__What is needed__
Return the records word for word. Any pictures in them are not part of the copy.

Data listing
·····
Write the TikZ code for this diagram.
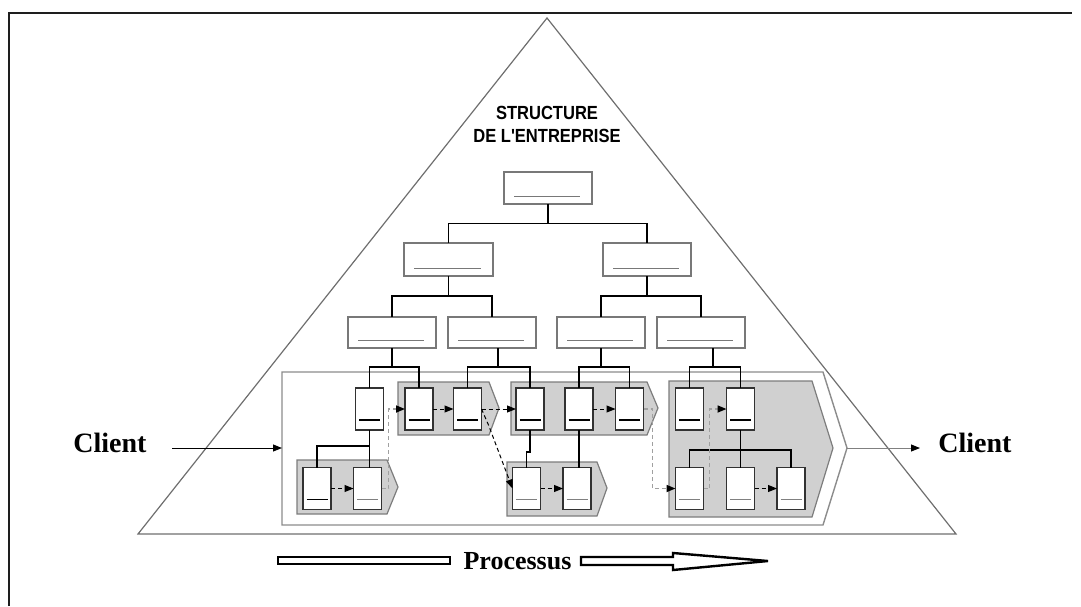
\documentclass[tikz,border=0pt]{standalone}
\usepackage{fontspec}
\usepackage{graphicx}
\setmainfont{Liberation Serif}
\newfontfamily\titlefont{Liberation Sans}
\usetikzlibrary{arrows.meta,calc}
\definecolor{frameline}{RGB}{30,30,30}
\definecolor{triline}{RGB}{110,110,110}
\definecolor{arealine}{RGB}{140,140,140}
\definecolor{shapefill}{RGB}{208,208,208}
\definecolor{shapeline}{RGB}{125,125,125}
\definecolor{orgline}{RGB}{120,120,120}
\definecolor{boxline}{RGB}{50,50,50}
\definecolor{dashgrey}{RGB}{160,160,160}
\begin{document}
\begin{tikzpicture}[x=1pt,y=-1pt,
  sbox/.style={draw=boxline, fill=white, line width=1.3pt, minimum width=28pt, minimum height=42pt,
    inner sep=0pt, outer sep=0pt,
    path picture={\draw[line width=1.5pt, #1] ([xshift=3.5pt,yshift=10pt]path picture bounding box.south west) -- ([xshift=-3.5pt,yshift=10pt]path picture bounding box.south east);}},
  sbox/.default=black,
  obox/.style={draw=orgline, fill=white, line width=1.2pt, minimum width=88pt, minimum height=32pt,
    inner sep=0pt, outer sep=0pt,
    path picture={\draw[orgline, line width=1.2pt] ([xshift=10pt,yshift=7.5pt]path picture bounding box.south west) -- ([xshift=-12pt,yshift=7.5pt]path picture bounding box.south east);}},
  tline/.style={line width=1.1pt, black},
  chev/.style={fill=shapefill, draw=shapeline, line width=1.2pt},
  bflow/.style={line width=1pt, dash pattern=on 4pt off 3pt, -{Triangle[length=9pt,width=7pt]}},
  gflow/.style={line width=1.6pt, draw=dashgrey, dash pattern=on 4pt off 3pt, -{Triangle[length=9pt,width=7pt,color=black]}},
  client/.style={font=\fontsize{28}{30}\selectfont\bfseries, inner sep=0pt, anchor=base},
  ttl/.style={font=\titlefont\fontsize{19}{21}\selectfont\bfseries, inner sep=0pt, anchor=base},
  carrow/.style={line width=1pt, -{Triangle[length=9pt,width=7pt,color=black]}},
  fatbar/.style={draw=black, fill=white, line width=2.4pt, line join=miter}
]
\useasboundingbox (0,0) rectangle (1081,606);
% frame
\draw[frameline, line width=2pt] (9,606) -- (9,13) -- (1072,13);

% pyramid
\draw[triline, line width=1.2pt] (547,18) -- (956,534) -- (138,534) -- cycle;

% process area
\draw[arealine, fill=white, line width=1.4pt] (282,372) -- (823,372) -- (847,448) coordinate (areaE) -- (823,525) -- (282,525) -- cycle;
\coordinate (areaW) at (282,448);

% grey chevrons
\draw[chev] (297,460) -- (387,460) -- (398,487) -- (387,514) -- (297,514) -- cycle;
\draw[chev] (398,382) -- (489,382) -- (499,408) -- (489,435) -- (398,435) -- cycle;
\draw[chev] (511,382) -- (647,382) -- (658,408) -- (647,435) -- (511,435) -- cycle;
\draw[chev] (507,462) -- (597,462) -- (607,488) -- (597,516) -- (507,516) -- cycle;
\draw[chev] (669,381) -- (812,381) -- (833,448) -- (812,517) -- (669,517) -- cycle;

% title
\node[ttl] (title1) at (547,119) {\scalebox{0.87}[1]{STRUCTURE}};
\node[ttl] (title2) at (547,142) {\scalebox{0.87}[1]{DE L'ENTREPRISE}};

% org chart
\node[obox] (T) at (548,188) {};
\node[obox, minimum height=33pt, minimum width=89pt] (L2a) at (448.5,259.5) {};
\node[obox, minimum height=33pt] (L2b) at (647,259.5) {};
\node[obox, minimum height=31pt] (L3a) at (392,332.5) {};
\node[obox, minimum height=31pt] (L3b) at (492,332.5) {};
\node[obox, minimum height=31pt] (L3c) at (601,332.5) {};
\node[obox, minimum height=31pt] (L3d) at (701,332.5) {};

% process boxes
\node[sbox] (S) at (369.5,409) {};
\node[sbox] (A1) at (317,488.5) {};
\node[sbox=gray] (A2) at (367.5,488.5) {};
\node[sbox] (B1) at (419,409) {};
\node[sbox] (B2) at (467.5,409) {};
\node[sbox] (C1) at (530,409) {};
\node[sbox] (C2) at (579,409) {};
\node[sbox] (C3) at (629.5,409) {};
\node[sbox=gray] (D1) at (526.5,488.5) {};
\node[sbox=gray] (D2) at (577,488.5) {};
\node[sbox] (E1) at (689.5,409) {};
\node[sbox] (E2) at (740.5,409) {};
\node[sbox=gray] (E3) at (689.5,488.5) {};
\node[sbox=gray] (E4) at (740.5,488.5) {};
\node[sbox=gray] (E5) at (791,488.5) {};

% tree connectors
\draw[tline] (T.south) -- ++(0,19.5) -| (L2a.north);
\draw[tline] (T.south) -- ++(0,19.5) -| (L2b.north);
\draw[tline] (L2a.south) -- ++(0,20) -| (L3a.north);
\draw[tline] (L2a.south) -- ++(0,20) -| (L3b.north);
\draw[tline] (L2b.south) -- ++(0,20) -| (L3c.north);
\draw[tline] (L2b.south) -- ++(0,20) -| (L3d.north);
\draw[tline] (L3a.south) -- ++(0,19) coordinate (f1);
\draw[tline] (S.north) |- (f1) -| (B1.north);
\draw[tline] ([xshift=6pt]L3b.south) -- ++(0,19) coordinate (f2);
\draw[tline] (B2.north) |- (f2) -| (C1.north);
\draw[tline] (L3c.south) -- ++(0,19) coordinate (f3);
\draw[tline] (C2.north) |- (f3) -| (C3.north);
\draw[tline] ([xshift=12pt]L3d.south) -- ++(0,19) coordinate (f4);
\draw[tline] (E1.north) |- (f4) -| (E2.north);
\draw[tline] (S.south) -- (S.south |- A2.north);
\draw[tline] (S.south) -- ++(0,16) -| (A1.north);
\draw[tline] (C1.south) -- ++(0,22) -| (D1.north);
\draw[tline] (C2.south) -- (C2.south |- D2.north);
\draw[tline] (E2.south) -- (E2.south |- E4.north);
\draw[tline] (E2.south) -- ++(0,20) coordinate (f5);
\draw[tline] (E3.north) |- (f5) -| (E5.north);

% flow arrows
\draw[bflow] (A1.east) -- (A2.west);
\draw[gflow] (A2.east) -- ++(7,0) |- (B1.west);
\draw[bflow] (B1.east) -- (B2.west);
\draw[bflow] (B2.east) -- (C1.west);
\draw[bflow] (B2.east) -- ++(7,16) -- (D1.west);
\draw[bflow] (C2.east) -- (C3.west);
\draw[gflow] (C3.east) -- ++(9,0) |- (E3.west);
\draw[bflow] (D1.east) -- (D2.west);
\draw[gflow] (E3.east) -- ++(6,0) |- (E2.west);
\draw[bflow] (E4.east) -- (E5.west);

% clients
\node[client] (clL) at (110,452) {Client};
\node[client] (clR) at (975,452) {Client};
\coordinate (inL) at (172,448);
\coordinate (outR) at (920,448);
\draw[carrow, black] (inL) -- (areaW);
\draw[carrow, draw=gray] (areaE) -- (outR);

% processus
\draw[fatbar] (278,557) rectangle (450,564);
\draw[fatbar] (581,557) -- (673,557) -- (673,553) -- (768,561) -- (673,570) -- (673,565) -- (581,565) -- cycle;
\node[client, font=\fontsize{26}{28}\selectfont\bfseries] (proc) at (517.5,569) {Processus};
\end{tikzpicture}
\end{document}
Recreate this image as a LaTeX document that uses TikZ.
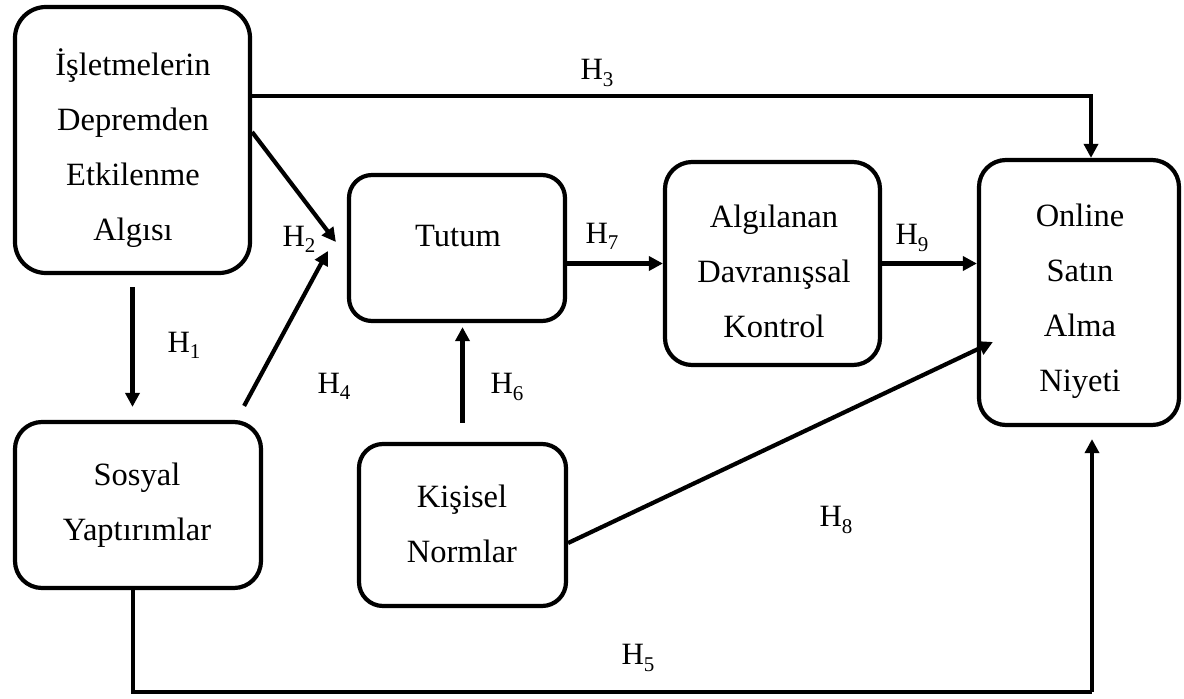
·····
__Full response__
Write the TikZ code for this diagram.
\documentclass[tikz,border=0pt]{standalone}
\usepackage{fontspec}
\usepackage{graphicx}
\setmainfont{Liberation Serif}
\newfontfamily\titlefont{Liberation Sans}
\usetikzlibrary{arrows.meta,calc}
\definecolor{frameline}{RGB}{30,30,30}
\definecolor{triline}{RGB}{110,110,110}
\definecolor{arealine}{RGB}{140,140,140}
\definecolor{shapefill}{RGB}{208,208,208}
\definecolor{shapeline}{RGB}{125,125,125}
\definecolor{orgline}{RGB}{120,120,120}
\definecolor{boxline}{RGB}{50,50,50}
\definecolor{dashgrey}{RGB}{160,160,160}
\begin{document}
\begin{tikzpicture}[x=1pt,y=-1pt,
  sbox/.style={draw=boxline, fill=white, line width=1.3pt, minimum width=28pt, minimum height=42pt,
    inner sep=0pt, outer sep=0pt,
    path picture={\draw[line width=1.5pt, #1] ([xshift=3.5pt,yshift=10pt]path picture bounding box.south west) -- ([xshift=-3.5pt,yshift=10pt]path picture bounding box.south east);}},
  sbox/.default=black,
  obox/.style={draw=orgline, fill=white, line width=1.2pt, minimum width=88pt, minimum height=32pt,
    inner sep=0pt, outer sep=0pt,
    path picture={\draw[orgline, line width=1.2pt] ([xshift=10pt,yshift=7.5pt]path picture bounding box.south west) -- ([xshift=-12pt,yshift=7.5pt]path picture bounding box.south east);}},
  tline/.style={line width=1.1pt, black},
  chev/.style={fill=shapefill, draw=shapeline, line width=1.2pt},
  bflow/.style={line width=1pt, dash pattern=on 4pt off 3pt, -{Triangle[length=9pt,width=7pt]}},
  gflow/.style={line width=1.6pt, draw=dashgrey, dash pattern=on 4pt off 3pt, -{Triangle[length=9pt,width=7pt,color=black]}},
  client/.style={font=\fontsize{28}{30}\selectfont\bfseries, inner sep=0pt, anchor=base},
  ttl/.style={font=\titlefont\fontsize{19}{21}\selectfont\bfseries, inner sep=0pt, anchor=base},
  carrow/.style={line width=1pt, -{Triangle[length=9pt,width=7pt,color=black]}},
  fatbar/.style={draw=black, fill=white, line width=2.4pt, line join=miter}
]
\useasboundingbox (0,0) rectangle (1081,606);
% frame
\draw[frameline, line width=2pt] (9,606) -- (9,13) -- (1072,13);

% pyramid
\draw[triline, line width=1.2pt] (547,18) -- (956,534) -- (138,534) -- cycle;

% process area
\draw[arealine, fill=white, line width=1.4pt] (282,372) -- (823,372) -- (847,448) coordinate (areaE) -- (823,525) -- (282,525) -- cycle;
\coordinate (areaW) at (282,448);

% grey chevrons
\draw[chev] (297,460) -- (387,460) -- (398,487) -- (387,514) -- (297,514) -- cycle;
\draw[chev] (398,382) -- (489,382) -- (499,408) -- (489,435) -- (398,435) -- cycle;
\draw[chev] (511,382) -- (647,382) -- (658,408) -- (647,435) -- (511,435) -- cycle;
\draw[chev] (507,462) -- (597,462) -- (607,488) -- (597,516) -- (507,516) -- cycle;
\draw[chev] (669,381) -- (812,381) -- (833,448) -- (812,517) -- (669,517) -- cycle;

% title
\node[ttl] (title1) at (547,119) {\scalebox{0.87}[1]{STRUCTURE}};
\node[ttl] (title2) at (547,142) {\scalebox{0.87}[1]{DE L'ENTREPRISE}};

% org chart
\node[obox] (T) at (548,188) {};
\node[obox, minimum height=33pt, minimum width=89pt] (L2a) at (448.5,259.5) {};
\node[obox, minimum height=33pt] (L2b) at (647,259.5) {};
\node[obox, minimum height=31pt] (L3a) at (392,332.5) {};
\node[obox, minimum height=31pt] (L3b) at (492,332.5) {};
\node[obox, minimum height=31pt] (L3c) at (601,332.5) {};
\node[obox, minimum height=31pt] (L3d) at (701,332.5) {};

% process boxes
\node[sbox] (S) at (369.5,409) {};
\node[sbox] (A1) at (317,488.5) {};
\node[sbox=gray] (A2) at (367.5,488.5) {};
\node[sbox] (B1) at (419,409) {};
\node[sbox] (B2) at (467.5,409) {};
\node[sbox] (C1) at (530,409) {};
\node[sbox] (C2) at (579,409) {};
\node[sbox] (C3) at (629.5,409) {};
\node[sbox=gray] (D1) at (526.5,488.5) {};
\node[sbox=gray] (D2) at (577,488.5) {};
\node[sbox] (E1) at (689.5,409) {};
\node[sbox] (E2) at (740.5,409) {};
\node[sbox=gray] (E3) at (689.5,488.5) {};
\node[sbox=gray] (E4) at (740.5,488.5) {};
\node[sbox=gray] (E5) at (791,488.5) {};

% tree connectors
\draw[tline] (T.south) -- ++(0,19.5) -| (L2a.north);
\draw[tline] (T.south) -- ++(0,19.5) -| (L2b.north);
\draw[tline] (L2a.south) -- ++(0,20) -| (L3a.north);
\draw[tline] (L2a.south) -- ++(0,20) -| (L3b.north);
\draw[tline] (L2b.south) -- ++(0,20) -| (L3c.north);
\draw[tline] (L2b.south) -- ++(0,20) -| (L3d.north);
\draw[tline] (L3a.south) -- ++(0,19) coordinate (f1);
\draw[tline] (S.north) |- (f1) -| (B1.north);
\draw[tline] ([xshift=6pt]L3b.south) -- ++(0,19) coordinate (f2);
\draw[tline] (B2.north) |- (f2) -| (C1.north);
\draw[tline] (L3c.south) -- ++(0,19) coordinate (f3);
\draw[tline] (C2.north) |- (f3) -| (C3.north);
\draw[tline] ([xshift=12pt]L3d.south) -- ++(0,19) coordinate (f4);
\draw[tline] (E1.north) |- (f4) -| (E2.north);
\draw[tline] (S.south) -- (S.south |- A2.north);
\draw[tline] (S.south) -- ++(0,16) -| (A1.north);
\draw[tline] (C1.south) -- ++(0,22) -| (D1.north);
\draw[tline] (C2.south) -- (C2.south |- D2.north);
\draw[tline] (E2.south) -- (E2.south |- E4.north);
\draw[tline] (E2.south) -- ++(0,20) coordinate (f5);
\draw[tline] (E3.north) |- (f5) -| (E5.north);

% flow arrows
\draw[bflow] (A1.east) -- (A2.west);
\draw[gflow] (A2.east) -- ++(7,0) |- (B1.west);
\draw[bflow] (B1.east) -- (B2.west);
\draw[bflow] (B2.east) -- (C1.west);
\draw[bflow] (B2.east) -- ++(7,16) -- (D1.west);
\draw[bflow] (C2.east) -- (C3.west);
\draw[gflow] (C3.east) -- ++(9,0) |- (E3.west);
\draw[bflow] (D1.east) -- (D2.west);
\draw[gflow] (E3.east) -- ++(6,0) |- (E2.west);
\draw[bflow] (E4.east) -- (E5.west);

% clients
\node[client] (clL) at (110,452) {Client};
\node[client] (clR) at (975,452) {Client};
\coordinate (inL) at (172,448);
\coordinate (outR) at (920,448);
\draw[carrow, black] (inL) -- (areaW);
\draw[carrow, draw=gray] (areaE) -- (outR);

% processus
\draw[fatbar] (278,557) rectangle (450,564);
\draw[fatbar] (581,557) -- (673,557) -- (673,553) -- (768,561) -- (673,570) -- (673,565) -- (581,565) -- cycle;
\node[client, font=\fontsize{26}{28}\selectfont\bfseries] (proc) at (517.5,569) {Processus};
\end{tikzpicture}
\end{document}
Recreate this image as a LaTeX document that uses TikZ.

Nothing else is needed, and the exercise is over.